I do think a big part of their success is as simple as they’ve got a talented roster that finally got healthy and added a couple key pieces. But Schmetzer deserves credit for not overthinking things, trusting his players and not letting outside forces poison the locker room. A lot of coaches have and will fail to come close to equaling that kind of success.

The addition of Ruidiaz

He’s far from the only reason for the turnaround, but it’s hard to imagine the Sounders playing as well as they have been without Raúl Ruidíaz. The Sounders forward scored his third brace since making his debut on July 21.

That brought his season goal total to 10, meaning he crossed that milestone in 14 appearances. No other Sounders player had reached that milestone in fewer than 17 appearances. It also compares favorably to the likes of Josef Martinez (12 games), Zlatan Ibrahimovic (13) and Wayne Rooney (18).

In about 1,100 minutes with Ruidíaz on the field, the Sounders scored 27 goals and conceded 11. That’s an average of 2.21 goals per 90 and .90 goals allowed per 90. Since his addition, the whole offense just works better. He stretches defenses, giving Nicolás Lodeiro more room to work, which then focuses more of the defense on the center of the park and opens up the wings for the likes of Victor Rodriguez and Cristian Roldan. It’s been glorious to watch.

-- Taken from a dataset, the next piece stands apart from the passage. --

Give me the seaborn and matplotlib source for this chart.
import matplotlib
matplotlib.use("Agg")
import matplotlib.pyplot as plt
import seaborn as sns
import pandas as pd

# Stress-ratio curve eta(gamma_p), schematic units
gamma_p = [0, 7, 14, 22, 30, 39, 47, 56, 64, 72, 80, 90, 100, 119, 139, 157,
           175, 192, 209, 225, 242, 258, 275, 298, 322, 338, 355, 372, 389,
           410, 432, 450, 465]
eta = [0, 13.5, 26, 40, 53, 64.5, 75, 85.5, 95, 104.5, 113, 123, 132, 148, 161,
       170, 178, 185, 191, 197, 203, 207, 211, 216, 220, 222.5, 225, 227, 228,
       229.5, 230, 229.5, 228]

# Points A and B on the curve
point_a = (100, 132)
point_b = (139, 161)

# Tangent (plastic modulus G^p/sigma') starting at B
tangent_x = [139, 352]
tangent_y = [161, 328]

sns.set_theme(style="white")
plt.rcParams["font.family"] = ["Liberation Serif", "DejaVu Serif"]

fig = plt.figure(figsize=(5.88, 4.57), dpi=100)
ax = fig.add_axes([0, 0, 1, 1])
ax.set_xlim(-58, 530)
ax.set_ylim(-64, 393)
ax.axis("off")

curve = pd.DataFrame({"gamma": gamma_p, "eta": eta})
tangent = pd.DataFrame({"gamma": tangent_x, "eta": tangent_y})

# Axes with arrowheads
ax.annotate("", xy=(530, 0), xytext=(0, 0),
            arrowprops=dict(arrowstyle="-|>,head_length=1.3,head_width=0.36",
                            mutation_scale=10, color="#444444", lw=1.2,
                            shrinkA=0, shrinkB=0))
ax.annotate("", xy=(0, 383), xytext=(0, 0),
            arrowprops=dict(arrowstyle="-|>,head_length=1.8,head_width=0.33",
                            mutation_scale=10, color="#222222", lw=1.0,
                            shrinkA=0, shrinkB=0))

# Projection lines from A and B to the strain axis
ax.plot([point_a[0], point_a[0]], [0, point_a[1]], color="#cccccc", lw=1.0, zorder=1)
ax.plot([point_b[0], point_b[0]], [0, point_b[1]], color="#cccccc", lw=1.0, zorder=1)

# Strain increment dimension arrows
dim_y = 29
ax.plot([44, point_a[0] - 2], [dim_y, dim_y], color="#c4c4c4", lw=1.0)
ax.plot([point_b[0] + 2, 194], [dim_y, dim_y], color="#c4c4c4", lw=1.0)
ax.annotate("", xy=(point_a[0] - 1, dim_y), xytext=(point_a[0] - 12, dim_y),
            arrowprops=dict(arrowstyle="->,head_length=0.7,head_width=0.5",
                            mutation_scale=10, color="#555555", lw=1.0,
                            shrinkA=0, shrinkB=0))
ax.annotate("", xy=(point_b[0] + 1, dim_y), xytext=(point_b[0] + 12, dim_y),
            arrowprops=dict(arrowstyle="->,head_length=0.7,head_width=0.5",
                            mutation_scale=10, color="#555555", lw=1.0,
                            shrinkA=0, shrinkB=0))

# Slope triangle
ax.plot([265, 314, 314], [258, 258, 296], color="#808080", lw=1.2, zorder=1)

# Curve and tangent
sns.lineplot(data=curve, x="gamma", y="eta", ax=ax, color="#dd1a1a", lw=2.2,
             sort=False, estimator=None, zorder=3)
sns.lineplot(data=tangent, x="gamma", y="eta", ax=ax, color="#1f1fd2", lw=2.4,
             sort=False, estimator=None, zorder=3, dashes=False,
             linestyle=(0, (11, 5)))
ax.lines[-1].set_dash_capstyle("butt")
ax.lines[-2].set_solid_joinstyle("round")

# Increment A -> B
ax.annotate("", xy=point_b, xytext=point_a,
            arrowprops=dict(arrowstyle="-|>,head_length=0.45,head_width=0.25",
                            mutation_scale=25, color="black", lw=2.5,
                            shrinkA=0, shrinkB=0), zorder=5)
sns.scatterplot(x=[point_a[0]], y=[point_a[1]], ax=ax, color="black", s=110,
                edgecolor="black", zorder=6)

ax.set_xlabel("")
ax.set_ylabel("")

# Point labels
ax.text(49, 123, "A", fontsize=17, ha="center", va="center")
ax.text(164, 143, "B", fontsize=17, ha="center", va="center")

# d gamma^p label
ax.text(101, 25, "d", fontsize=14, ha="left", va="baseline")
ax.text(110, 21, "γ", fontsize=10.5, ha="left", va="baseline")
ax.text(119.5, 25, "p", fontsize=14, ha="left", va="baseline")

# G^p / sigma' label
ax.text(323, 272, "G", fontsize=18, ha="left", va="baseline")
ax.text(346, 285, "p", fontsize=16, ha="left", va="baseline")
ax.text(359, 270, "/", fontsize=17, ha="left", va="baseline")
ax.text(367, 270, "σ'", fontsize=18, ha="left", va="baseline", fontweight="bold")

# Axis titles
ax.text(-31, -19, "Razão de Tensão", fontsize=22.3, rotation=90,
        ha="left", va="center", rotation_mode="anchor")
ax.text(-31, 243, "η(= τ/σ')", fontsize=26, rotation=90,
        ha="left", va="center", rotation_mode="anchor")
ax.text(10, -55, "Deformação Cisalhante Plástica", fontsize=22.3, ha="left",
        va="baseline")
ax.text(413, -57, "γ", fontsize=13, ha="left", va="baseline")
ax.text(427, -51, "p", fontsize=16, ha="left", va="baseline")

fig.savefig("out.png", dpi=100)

As our friend ahandleforian pointed out over at American Soccer Analysis, the underlying analytics of the Sounders remain not so great. I’m not saying there’s no reason to be even a little concerned, but here’s what the bonafide stat head said:

Let me nip this in the bud. The Sounders have one of the best rosters in the league, and it’s the underlying numbers that make less sense than their place in the table.

I know I’ve been banging this drum for awhile now and I certainly realize that much of this success has come against bad opponents, but there’s a lot to like about this team no matter who they are playing.

Roldan keeps flexin’

It would be unfair to say that Roldan has flown under the radar. Schmetzer regularly sings his praises and he’s been one of the few constants on the offensive side of the ball this year.

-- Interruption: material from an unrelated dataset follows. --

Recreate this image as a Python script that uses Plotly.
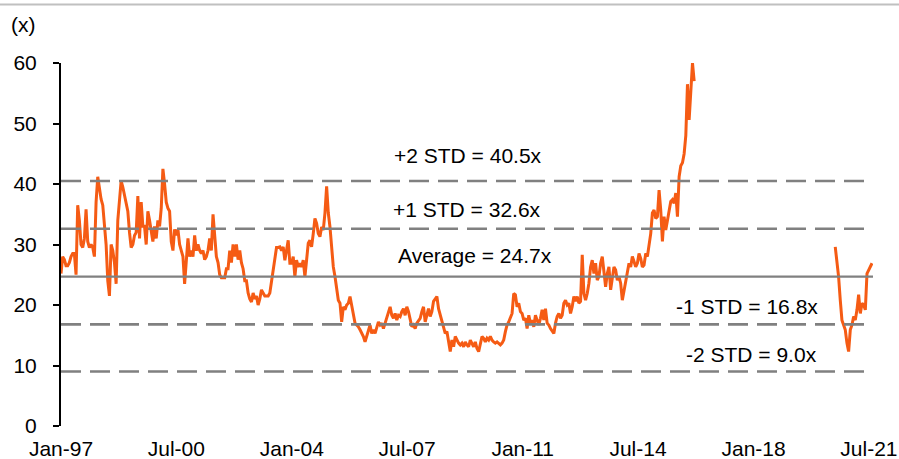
import numpy as np
import pandas as pd
import plotly.graph_objects as go

# ---- data ----
SEG1_START = "1997-01-01"
SEG2_START = "2020-06-23"
STEP_DAYS = 18.5

seg1_values = [
    25.2, 28.0, 27.5, 26.5, 26.5, 27.0, 28.0, 28.5, 28.5, 25.0,
    36.5, 34.0, 30.0, 29.5, 31.0, 35.8, 30.5, 29.5, 30.0, 29.5,
    28.0, 37.0, 41.2, 39.0, 37.5, 36.5, 33.0, 30.0, 24.0, 21.5,
    30.0, 29.0, 27.0, 23.5, 34.0, 37.5, 40.5, 39.5, 38.0, 36.5,
    35.5, 32.0, 29.5, 30.0, 31.5, 32.0, 38.0, 31.0, 37.0, 33.0,
    33.0, 30.0, 35.5, 34.0, 32.0, 30.5, 33.0, 31.0, 34.0, 33.0,
    36.0, 42.5, 40.0, 37.0, 36.0, 35.5, 30.5, 29.0, 32.5, 31.5,
    32.5, 30.0, 29.0, 28.0, 23.5, 27.0, 31.0, 28.0, 29.0, 28.0,
    31.5, 29.0, 30.0, 29.0, 28.5, 29.0, 27.5, 28.0, 29.0, 31.0,
    29.0, 35.0, 32.0, 28.0, 27.0, 25.0, 24.5, 24.5, 24.5, 26.0,
    26.0, 29.0, 27.0, 30.0, 28.0, 30.0, 27.5, 29.0, 27.0, 26.0,
    24.0, 24.0, 22.0, 21.0, 20.5, 22.0, 21.0, 21.5, 20.0, 21.0,
    22.5, 22.0, 21.5, 21.5, 21.5, 22.0, 24.0, 26.0, 27.5, 29.5, 29.5,
    # 2003.6 onwards
    29.6, 29.0, 29.6, 27.4, 29.1, 30.7, 26.9, 26.9, 28.0, 24.7,
    27.4, 26.3, 26.9, 26.3, 27.4, 24.7, 27.4, 30.2, 30.7, 29.6,
    31.8, 34.3, 33.5, 31.8, 31.3, 32.9, 32.4, 35.2, 39.6, 35.2,
    32.9, 29.6, 26.3, 24.7, 22.5, 20.8, 20.3, 17.2, 19.7, 19.2,
    20.0, 20.3, 21.4, 19.7, 18.1, 17.0, 16.7, 16.4, 15.9, 15.3,
    14.8, 13.9, 14.8, 16.1, 16.7, 15.3, 15.9, 15.3, 16.1, 17.2,
    16.7, 17.0, 16.1, 17.0, 17.5, 18.6, 19.7, 18.3, 17.8, 18.6,
    17.5, 18.3, 18.1, 18.9, 19.4, 18.3, 19.7, 18.9, 17.5, 16.4,
    16.7, 16.1, 17.0, 17.5, 17.8, 18.9, 19.7, 17.2, 18.3, 19.4,
    18.1, 18.9, 20.6, 21.1, 21.4, 19.4, 18.3, 17.5, 16.1, 15.3,
    15.6, 14.2, 12.3, 14.2, 13.1, 14.8, 14.2, 13.7, 13.4, 13.7,
    13.1, 13.9, 13.4, 13.1, 14.2, 13.7, 13.1, 13.9, 12.8, 12.3,
    13.7, 14.8, 14.5, 13.9, 14.5, 14.2, 14.8, 14.2, 13.9, 13.7,
    13.9, 13.7, 13.4, 13.7, 14.2, 15.6, 16.7, 17.2, 17.8, 18.6,
    21.9, 21.7, 19.7, 20.3, 18.9, 18.6, 17.5, 17.8, 16.1, 18.3,
    17.0, 17.5, 16.4, 18.3, 17.5, 16.7, 17.8, 19.2, 17.5, 19.4,
    17.0, 16.7, 16.1, 15.6, 15.3, 17.0, 18.1, 18.6, 17.8, 18.3,
    20.3, 20.8, 20.0, 20.3, 18.6, 19.7, 21.4, 20.6, 21.4, 20.3,
    20.6, 28.3, 21.9, 20.8, 21.9, 23.6, 26.3, 27.4, 25.2, 26.9,
    24.1, 24.7, 26.9,
    # 2014 onwards
    28.0, 25.2, 23.0, 25.2, 26.3, 22.5, 24.7, 26.3, 25.8, 24.1,
    24.7, 23.6, 20.8, 22.5, 24.1, 25.8, 26.9, 26.3, 28.0, 27.2,
    26.3, 26.9, 28.5, 27.7, 26.3, 26.6, 28.5, 28.0, 29.6, 31.8,
    35.2, 35.7, 34.3, 34.6, 39.0, 35.7, 30.5, 34.6, 32.4, 34.1,
    35.2, 37.1, 37.4, 36.8, 38.5, 34.6, 41.2, 43.0, 43.5, 45.0,
    48.0, 56.5, 50.6, 54.5, 60.0, 57.0,
]

seg2_values = [
    29.6, 27.4, 24.7, 20.8, 17.5, 16.7, 15.9, 13.7, 12.3, 15.9,
    16.7, 18.1, 17.5, 19.2, 21.7, 18.6, 20.3, 20.0, 19.2, 25.2,
    25.8, 26.3, 26.9,
]

std_levels = [40.5, 32.6, 24.7, 16.8, 9.0]
std_labels = ["+2 STD = 40.5x", "+1 STD = 32.6x", "Average = 24.7x",
              "-1 STD = 16.8x", "-2 STD = 9.0x"]

tick_dates = ["1997-01-01", "2000-07-01", "2004-01-01", "2007-07-01",
              "2011-01-01", "2014-07-01", "2018-01-01", "2021-07-01"]
tick_text = ["Jan-97", "Jul-00", "Jan-04", "Jul-07",
             "Jan-11", "Jul-14", "Jan-18", "Jul-21"]

y_ticks = [0, 10, 20, 30, 40, 50, 60]

# ---- build ----
def dates_for(start, n):
    return list(pd.Timestamp(start) + pd.to_timedelta(np.arange(n) * STEP_DAYS, unit="D"))

x1 = dates_for(SEG1_START, len(seg1_values))
x2 = dates_for(SEG2_START, len(seg2_values))
xs = x1 + [None] + x2
ys = seg1_values + [None] + seg2_values

ORANGE = "#F55B14"
GRAY = "#808080"
FONT = "Arial, Liberation Sans, sans-serif"

fig = go.Figure()
fig.add_trace(go.Scatter(x=xs, y=ys, mode="lines", connectgaps=False,
                         line=dict(color=ORANGE, width=3), showlegend=False,
                         hoverinfo="skip"))

for lvl in std_levels:
    is_avg = abs(lvl - 24.7) < 1e-9
    fig.add_shape(type="line", xref="paper", x0=0, x1=1, yref="y", y0=lvl, y1=lvl,
                  line=dict(color=GRAY, width=2.2 if is_avg else 2.6,
                            dash="solid" if is_avg else "20px,9px"),
                  layer="above")

# label positions (paper coords)
label_pos = [(0.501, 0.745), (0.500, 0.596), (0.510, 0.470),
             (0.845, 0.330), (0.850, 0.197)]
for (px, py), txt in zip(label_pos, std_labels):
    fig.add_annotation(text=txt, xref="paper", yref="paper", x=px, y=py,
                       showarrow=False, xanchor="center", yanchor="middle",
                       font=dict(size=21, color="black", family=FONT))

fig.add_annotation(text="(x)", xref="paper", yref="paper", x=-0.0456, y=1.105,
                   showarrow=False, xanchor="center", yanchor="middle",
                   font=dict(size=21, color="black", family=FONT))

# top border line of the image
fig.add_shape(type="line", xref="paper", yref="paper",
              x0=-61 / 812, x1=(899 - 61) / 812, y0=(426 - 4.5) / 363, y1=(426 - 4.5) / 363,
              line=dict(color="#C0C0C0", width=2), layer="above")

fig.update_layout(
    width=899, height=459,
    margin=dict(l=61, r=26, t=63, b=33, pad=0),
    paper_bgcolor="white", plot_bgcolor="white",
    font=dict(family=FONT, size=21, color="black"),
    showlegend=False,
    xaxis=dict(type="date", range=["1997-01-01", "2021-08-15"],
               tickmode="array", tickvals=tick_dates, ticktext=tick_text,
               showgrid=False, zeroline=False, showline=False, ticks="",
               ticklabelstandoff=8, automargin=False,
               tickfont=dict(size=21, color="black", family=FONT)),
    yaxis=dict(range=[0, 60], tickmode="array", tickvals=y_ticks,
               showgrid=False, zeroline=False, showline=True,
               linecolor="black", linewidth=2, ticks="outside",
               tickcolor="black", tickwidth=2, ticklen=6,
               ticklabelstandoff=12, automargin=False,
               tickfont=dict(size=21, color="black", family=FONT)),
)

fig.write_html("out.html", config={"displayModeBar": False},
               post_script="document.body.style.margin='0px';document.body.style.overflow='hidden';")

Still, I wonder if we’ve maybe under appreciated how much he’s grown this year. The last two seasons saw him make virtual quantum leaps over the previous year. I don’t think it’s been that same relative level of advancement, but it has been significant in subtler ways.

This was the first time I think Roldan was asked to have less of a free role, where his contributions weren’t seen as basically a bonus. The Sounders needed him to be one of their offensive leaders, even if they were asking him to play out of position as a wide player.

He’s now at the point where I don’t think he looks at all out of place as an attacking wide player. His pinpoint cross to Ruidíaz was his sixth primary assist of the season and he now has nine overall. That goes along with his four goals.

Those aren’t necessarily elite numbers for a wide attacking player. They are, however, very good when you consider he’s still a massive plus on the defensive end. Among players with at least 10 combined goals and primary assists, no one can equal Roldan’s 2.4 tackles per game and there are only a handful of players who average more than his 1.0 interceptions per game (Lodeiro is one of them, FWIW).

All of that comes from a player who almost literally never takes time off; he’s one of just seven outfield players to play more than 3,000 minutes this year.

The game in one gif

Not sure what happens if a player literally loses their shirt during a game, but Jordy Delem made sure we didn’t have to find out.

Quote of the Day

When asked how important it was to him to get a bye in order to celebrate Halloween with his son, Lodeiro said this: “We always think about those things. I am happy. If it wasn’t for this second place, we’d have had to play on Thursday and I wouldn’t have been able to enjoy Halloween. Now, look, he even has the green hair already. He’s already in costume.”

One stat to tell the tale

0 — That’s the number of days the Sounders had spent in second place prior to the end of the season. The Sounders had never even finished a week as high as third. The first time they finished a week in fourth was the end of last week.